Now, in 2013, I had the great privilege of flying out to Maryland and meeting Emmie in real life.

e and k

Bosom friends meet at last.

Aww.

In case you haven’t noticed ’round these parts, Emmie has been a huge part of my life in the last two years. We’ve commiserated, celebrated, even long-distance watched movies together. Though it started as an Anne of Green Gables joke, she IS a bosom friend, and one I’m so very grateful to have in my life. My sanity would have suffered much more in the last 18-months without her supportive, bosom-friendy presence.

So what does my abiding love for Emmie have to do with my abiding love for GRRM?

Well, come Capclave and our time together, we encountered guest of honor, George R. R. Martin himself. Emmie sat beside me in the front row while he did his first reading and I blushed every time he looked toward us.

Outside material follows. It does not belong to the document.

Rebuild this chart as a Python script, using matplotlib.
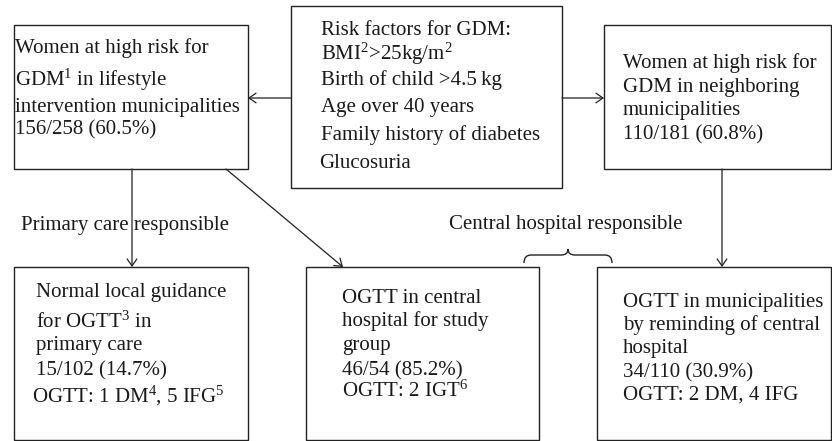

Then, at nearly one a.m. after a Scotch-tasting party, when I gushingly said I wanted to tell him that I used to stay up late rereading A Game of Thrones to learn about perspective and how much that helped me, Emmie said four simple words:

“You should tell him.”

So I did. I fanned out so hard. I told him how he was a huge influence on me, how his writing gave me the courage and the inspiration to try writing a ridiculously huge novel with multiple point of view characters. And then, because there was an awkward pause, I said it must have helped, since I now have an agent.

And because he’s awesome and kind enough to hang out with his fans, George R. R. Martin asked about my agent. And our writing. And our process. And told us about his own childhood.

We got to take a photo with him, too.

Photo does not include mental squeeing.

Photo does not include mental squeeing. Also, yes, I am this short.

Lifetime achievement: unlocked.

Since this photo, people have teased me. Said I should have it framed and hung in my bedroom. Above my desk. Treasure it forever.

And you know what? I’m totally going to do it. These two writers have influenced me more than I can say. I would be honored to hang them above my workspace.

Friends and heroes. What’s the difference?